WHAT TO DO = With the pictures omitted, write out the entries that follow exactly as they stand.

SUPPLIED MATERIAL =
## start

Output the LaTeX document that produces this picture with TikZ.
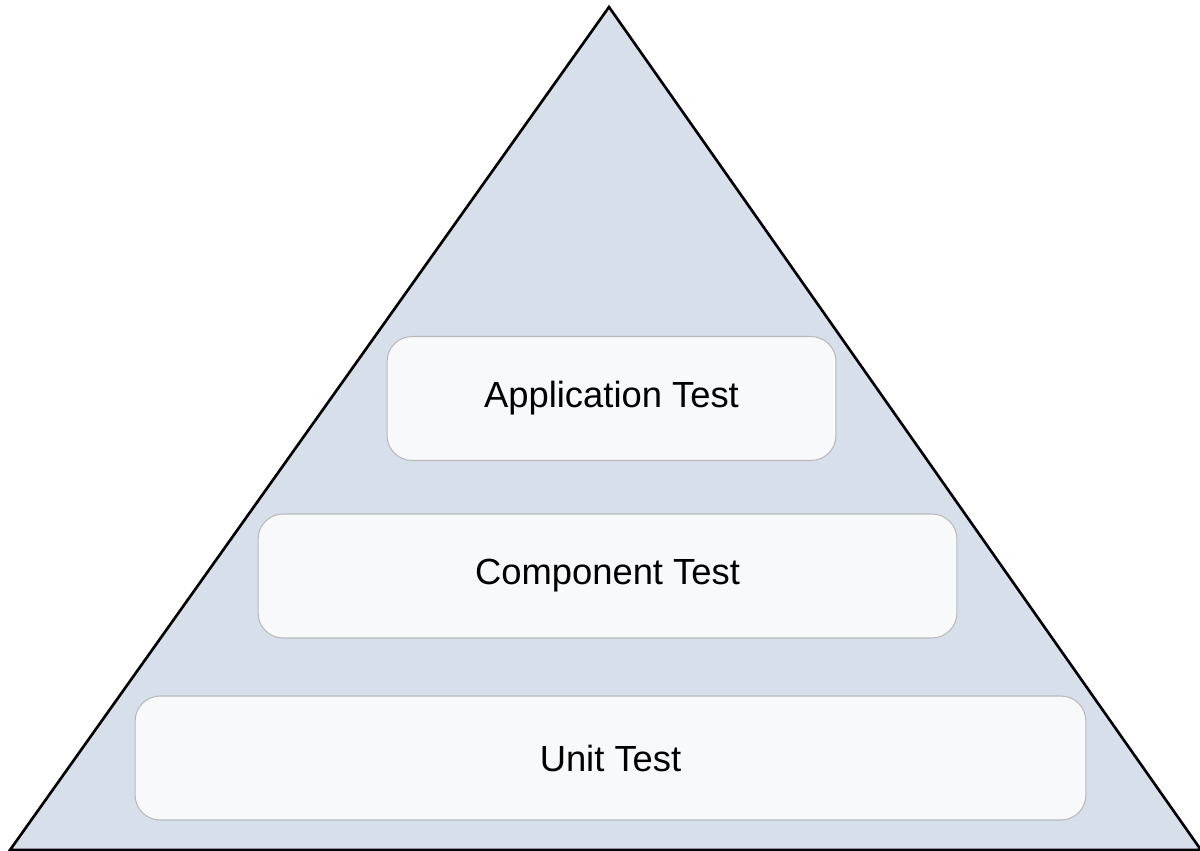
\documentclass[tikz,border=0pt]{standalone}
\usepackage{fontspec}
\setmainfont{Liberation Sans}
\usetikzlibrary{positioning}
\definecolor{pyramidfill}{RGB}{214,223,234}
\definecolor{levelfill}{RGB}{248,249,251}
\definecolor{levelline}{RGB}{185,185,185}

\begin{document}
\begin{tikzpicture}[
  x=0.02cm, y=-0.02cm,
  font=\fontsize{20.7}{24}\selectfont,
  level/.style={draw=levelline, line width=0.6pt, fill=levelfill, rounded corners=0.5cm, minimum height=2.48cm, align=center}
]
\useasboundingbox (0,0) rectangle (1200,851);
\coordinate (apex) at (609,7);
\coordinate (baseL) at (10,850);
\coordinate (baseR) at (1201,850);
\draw[fill=pyramidfill, line width=1.5pt, line join=miter] (baseL) -- (apex) -- (baseR) -- cycle;
\node[level, minimum width=8.98cm] (app) at (611.5,398.5) {Application Test};
\node[level, minimum width=13.98cm] (comp) at (607.5,576) {Component Test};
\node[level, minimum width=19.02cm] (unit) at (610.5,758) {Unit Test};
\end{tikzpicture}
\end{document}
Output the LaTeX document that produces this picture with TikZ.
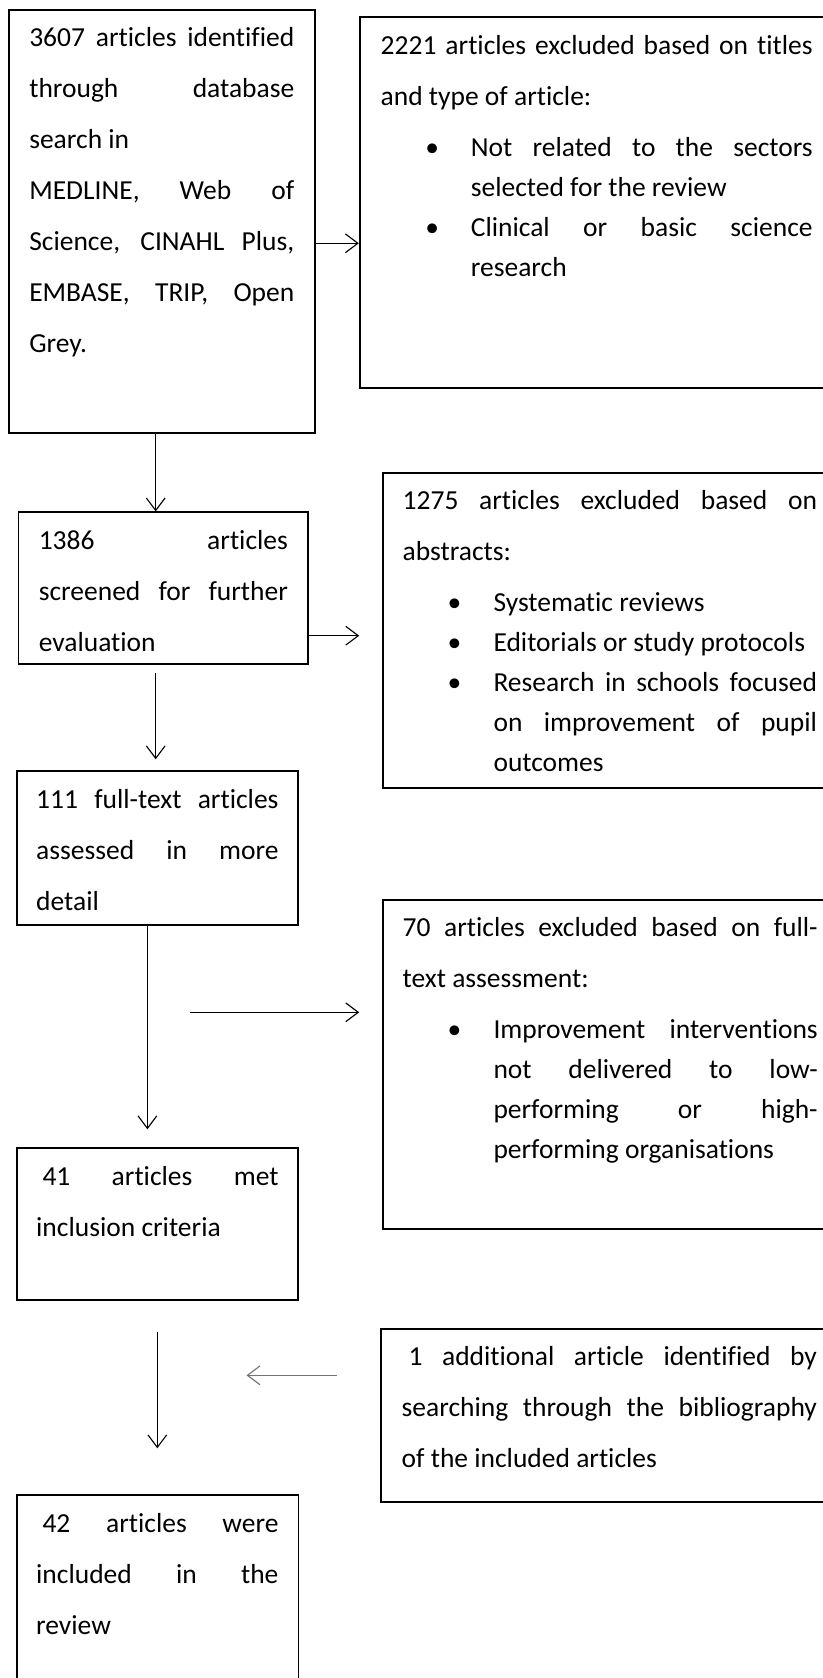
\documentclass[tikz,border=0pt]{standalone}
\usepackage{fontspec}
\setmainfont[Ligatures=NoCommon]{Carlito}
\usetikzlibrary{fit,arrows.meta}
\newdimen\pxu \pxu=0.4pt
\newdimen\tw
\newcommand\rs{\spaceskip=0pt\xspaceskip=0pt\relax}
\newcommand\jl[1]{\leavevmode\hbox to \tw{\rs #1}}
\newcommand\bj[3]{\leavevmode\hbox to \tw{\rs\hbox to #2\pxu{\hspace*{#1\pxu}\hbox to 0pt{\hss\textbullet\hss}\hss}#3}}
\newcommand\bn[3]{\leavevmode\hbox to \tw{\rs\hbox to #2\pxu{\hspace*{#1\pxu}\hbox to 0pt{\hss\textbullet\hss}\hss}#3\hfil}}
\newcommand\cj[2]{\leavevmode\hbox to \tw{\rs\hspace*{#1\pxu}#2}}
\newcommand\cn[2]{\leavevmode\hbox to \tw{\rs\hspace*{#1\pxu}#2\hfil}}
\newcommand\nl[1]{\leavevmode\hbox to \tw{\rs #1\hfil}}
\tikzset{
  boxst/.style={draw, line width=0.7pt, inner sep=0pt},
  txt/.style={anchor=base west, inner sep=0pt, align=left, text width=#1, execute at begin node={\global\tw=#1\relax}, font=\fontsize{11pt}{20.4pt}\selectfont},
  arr/.style={line width=0.45pt, -{Straight Barb[length=5pt,width=7.5pt]}},
}
\begin{document}
\begin{tikzpicture}[x=0.4pt,y=-0.4pt]
\useasboundingbox (0,0) rectangle (822,1678);
% boxes
\node[boxst, fit={(8.9,10) (315,433.3)}] (b1) {};
\node[boxst, fit={(359.7,17.3) (826,387.7)}] (b2) {};
\node[boxst, fit={(18.4,512.3) (307.8,664.3)}] (b3) {};
\node[boxst, fit={(382.8,472.7) (826,788.3)}] (b4) {};
\node[boxst, fit={(16.8,771) (297.8,925)}] (b5) {};
\node[boxst, fit={(382.8,900) (826,1229.3)}] (b6) {};
\node[boxst, fit={(16.8,1148.3) (297.8,1300)}] (b7) {};
\node[boxst, fit={(381.2,1328.7) (826,1501.7)}] (b8) {};
\node[boxst, fit={(16.8,1495) (298.4,1690)}] (b9) {};
% texts
\node[txt=106pt] (t1) at (28.8,46.7) {\jl{3607 articles identified}\\ \jl{through database}\\ \nl{search in}\\ \jl{MEDLINE, Web of}\\ \jl{Science, CINAHL Plus,}\\ \jl{EMBASE, TRIP, Open}\\ \nl{Grey.}};
\node[txt=172.8pt] (t2) at (380.2,55) {\jl{2221 articles excluded based on titles}\\ \nl{and type of article:}\\ \bj{51.4}{90.2}{Not related to the sectors}\\[-4.4pt] \cn{90.2}{selected for the review}\\[-4.4pt] \bj{51.4}{90.2}{Clinical or basic science}\\[-4.4pt] \cn{90.2}{research}};
\node[txt=99.64pt] (t3) at (38.3,549.3) {\jl{1386 articles}\\ \jl{screened for further}\\ \nl{evaluation}};
\node[txt=165.72pt] (t4) at (402.2,509.3) {\jl{1275 articles excluded based on}\\ \nl{abstracts:}\\ \bn{51.8}{90.8}{Systematic reviews}\\[-4.4pt] \bn{51.8}{90.8}{Editorials or study protocols}\\[-4.4pt] \bj{51.8}{90.8}{Research in schools focused}\\[-4.4pt] \cj{90.8}{on improvement of pupil}\\[-4.4pt] \cn{90.8}{outcomes}};
\node[txt=96.92pt] (t5) at (35.7,808.3) {\jl{111 full-text articles}\\ \jl{assessed in more}\\ \nl{detail}};
\node[txt=166pt] (t6) at (402.2,936) {\jl{70 articles excluded based on full-}\\ \nl{text assessment:}\\ \bj{51.8}{90.8}{Improvement interventions}\\[-4.4pt] \cj{90.8}{not delivered to low-}\\[-4.4pt] \cj{90.8}{performing or high-}\\[-4.4pt] \cn{90.8}{performing organisations}};
\node[txt=96.92pt] (t7) at (35.7,1185) {\jl{\hspace*{6.3\pxu}41 articles met}\\ \nl{inclusion criteria}};
\node[txt=166.12pt] (t8) at (401.2,1365) {\jl{\hspace*{6.8\pxu}1 additional article identified by}\\ \jl{searching through the bibliography}\\ \nl{of the included articles}};
\node[txt=96.92pt] (t9) at (35.7,1532.3) {\jl{\hspace*{6.3\pxu}42 articles were}\\ \jl{included in the}\\ \nl{review}};
% connector helpers
\coordinate (a1) at (0,243.3);
\coordinate (c1) at (155.7,0);
\coordinate (a2) at (0,635.7);
\coordinate (e2) at (359.2,635.7);
\coordinate (s4) at (155.7,673.3);
\coordinate (e4) at (155.7,759.3);
\coordinate (c5) at (147.4,0);
\coordinate (e5) at (147.4,1129.3);
\coordinate (s6) at (189.8,1012.3);
\coordinate (e6) at (359.2,1012.3);
\coordinate (s7) at (157.3,1331.7);
\coordinate (e7) at (157.3,1448.3);
\coordinate (s8) at (336.6,1375.3);
\coordinate (e8) at (246.5,1375.3);
% connectors
\draw[arr] (b1.east |- a1) -- (b2.west |- a1);
\draw[arr] (b1.south -| c1) -- (b3.north -| c1);
\draw[arr] (b3.east |- a2) -- (e2);
\draw[arr] (s4) -- (e4);
\draw[arr] (b5.south -| c5) -- (e5);
\draw[arr] (s6) -- (e6);
\draw[arr] (s7) -- (e7);
\draw[arr, draw=black!55] (s8) -- (e8);
\end{tikzpicture}
\end{document}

## end

EXERCISE RESPONSE =
Output the LaTeX document that produces this picture with TikZ.
\documentclass[tikz,border=0pt]{standalone}
\usepackage{fontspec}
\setmainfont{Liberation Sans}
\usetikzlibrary{positioning}
\definecolor{pyramidfill}{RGB}{214,223,234}
\definecolor{levelfill}{RGB}{248,249,251}
\definecolor{levelline}{RGB}{185,185,185}

\begin{document}
\begin{tikzpicture}[
  x=0.02cm, y=-0.02cm,
  font=\fontsize{20.7}{24}\selectfont,
  level/.style={draw=levelline, line width=0.6pt, fill=levelfill, rounded corners=0.5cm, minimum height=2.48cm, align=center}
]
\useasboundingbox (0,0) rectangle (1200,851);
\coordinate (apex) at (609,7);
\coordinate (baseL) at (10,850);
\coordinate (baseR) at (1201,850);
\draw[fill=pyramidfill, line width=1.5pt, line join=miter] (baseL) -- (apex) -- (baseR) -- cycle;
\node[level, minimum width=8.98cm] (app) at (611.5,398.5) {Application Test};
\node[level, minimum width=13.98cm] (comp) at (607.5,576) {Component Test};
\node[level, minimum width=19.02cm] (unit) at (610.5,758) {Unit Test};
\end{tikzpicture}
\end{document}
Output the LaTeX document that produces this picture with TikZ.
\documentclass[tikz,border=0pt]{standalone}
\usepackage{fontspec}
\setmainfont[Ligatures=NoCommon]{Carlito}
\usetikzlibrary{fit,arrows.meta}
\newdimen\pxu \pxu=0.4pt
\newdimen\tw
\newcommand\rs{\spaceskip=0pt\xspaceskip=0pt\relax}
\newcommand\jl[1]{\leavevmode\hbox to \tw{\rs #1}}
\newcommand\bj[3]{\leavevmode\hbox to \tw{\rs\hbox to #2\pxu{\hspace*{#1\pxu}\hbox to 0pt{\hss\textbullet\hss}\hss}#3}}
\newcommand\bn[3]{\leavevmode\hbox to \tw{\rs\hbox to #2\pxu{\hspace*{#1\pxu}\hbox to 0pt{\hss\textbullet\hss}\hss}#3\hfil}}
\newcommand\cj[2]{\leavevmode\hbox to \tw{\rs\hspace*{#1\pxu}#2}}
\newcommand\cn[2]{\leavevmode\hbox to \tw{\rs\hspace*{#1\pxu}#2\hfil}}
\newcommand\nl[1]{\leavevmode\hbox to \tw{\rs #1\hfil}}
\tikzset{
  boxst/.style={draw, line width=0.7pt, inner sep=0pt},
  txt/.style={anchor=base west, inner sep=0pt, align=left, text width=#1, execute at begin node={\global\tw=#1\relax}, font=\fontsize{11pt}{20.4pt}\selectfont},
  arr/.style={line width=0.45pt, -{Straight Barb[length=5pt,width=7.5pt]}},
}
\begin{document}
\begin{tikzpicture}[x=0.4pt,y=-0.4pt]
\useasboundingbox (0,0) rectangle (822,1678);
% boxes
\node[boxst, fit={(8.9,10) (315,433.3)}] (b1) {};
\node[boxst, fit={(359.7,17.3) (826,387.7)}] (b2) {};
\node[boxst, fit={(18.4,512.3) (307.8,664.3)}] (b3) {};
\node[boxst, fit={(382.8,472.7) (826,788.3)}] (b4) {};
\node[boxst, fit={(16.8,771) (297.8,925)}] (b5) {};
\node[boxst, fit={(382.8,900) (826,1229.3)}] (b6) {};
\node[boxst, fit={(16.8,1148.3) (297.8,1300)}] (b7) {};
\node[boxst, fit={(381.2,1328.7) (826,1501.7)}] (b8) {};
\node[boxst, fit={(16.8,1495) (298.4,1690)}] (b9) {};
% texts
\node[txt=106pt] (t1) at (28.8,46.7) {\jl{3607 articles identified}\\ \jl{through database}\\ \nl{search in}\\ \jl{MEDLINE, Web of}\\ \jl{Science, CINAHL Plus,}\\ \jl{EMBASE, TRIP, Open}\\ \nl{Grey.}};
\node[txt=172.8pt] (t2) at (380.2,55) {\jl{2221 articles excluded based on titles}\\ \nl{and type of article:}\\ \bj{51.4}{90.2}{Not related to the sectors}\\[-4.4pt] \cn{90.2}{selected for the review}\\[-4.4pt] \bj{51.4}{90.2}{Clinical or basic science}\\[-4.4pt] \cn{90.2}{research}};
\node[txt=99.64pt] (t3) at (38.3,549.3) {\jl{1386 articles}\\ \jl{screened for further}\\ \nl{evaluation}};
\node[txt=165.72pt] (t4) at (402.2,509.3) {\jl{1275 articles excluded based on}\\ \nl{abstracts:}\\ \bn{51.8}{90.8}{Systematic reviews}\\[-4.4pt] \bn{51.8}{90.8}{Editorials or study protocols}\\[-4.4pt] \bj{51.8}{90.8}{Research in schools focused}\\[-4.4pt] \cj{90.8}{on improvement of pupil}\\[-4.4pt] \cn{90.8}{outcomes}};
\node[txt=96.92pt] (t5) at (35.7,808.3) {\jl{111 full-text articles}\\ \jl{assessed in more}\\ \nl{detail}};
\node[txt=166pt] (t6) at (402.2,936) {\jl{70 articles excluded based on full-}\\ \nl{text assessment:}\\ \bj{51.8}{90.8}{Improvement interventions}\\[-4.4pt] \cj{90.8}{not delivered to low-}\\[-4.4pt] \cj{90.8}{performing or high-}\\[-4.4pt] \cn{90.8}{performing organisations}};
\node[txt=96.92pt] (t7) at (35.7,1185) {\jl{\hspace*{6.3\pxu}41 articles met}\\ \nl{inclusion criteria}};
\node[txt=166.12pt] (t8) at (401.2,1365) {\jl{\hspace*{6.8\pxu}1 additional article identified by}\\ \jl{searching through the bibliography}\\ \nl{of the included articles}};
\node[txt=96.92pt] (t9) at (35.7,1532.3) {\jl{\hspace*{6.3\pxu}42 articles were}\\ \jl{included in the}\\ \nl{review}};
% connector helpers
\coordinate (a1) at (0,243.3);
\coordinate (c1) at (155.7,0);
\coordinate (a2) at (0,635.7);
\coordinate (e2) at (359.2,635.7);
\coordinate (s4) at (155.7,673.3);
\coordinate (e4) at (155.7,759.3);
\coordinate (c5) at (147.4,0);
\coordinate (e5) at (147.4,1129.3);
\coordinate (s6) at (189.8,1012.3);
\coordinate (e6) at (359.2,1012.3);
\coordinate (s7) at (157.3,1331.7);
\coordinate (e7) at (157.3,1448.3);
\coordinate (s8) at (336.6,1375.3);
\coordinate (e8) at (246.5,1375.3);
% connectors
\draw[arr] (b1.east |- a1) -- (b2.west |- a1);
\draw[arr] (b1.south -| c1) -- (b3.north -| c1);
\draw[arr] (b3.east |- a2) -- (e2);
\draw[arr] (s4) -- (e4);
\draw[arr] (b5.south -| c5) -- (e5);
\draw[arr] (s6) -- (e6);
\draw[arr] (s7) -- (e7);
\draw[arr, draw=black!55] (s8) -- (e8);
\end{tikzpicture}
\end{document}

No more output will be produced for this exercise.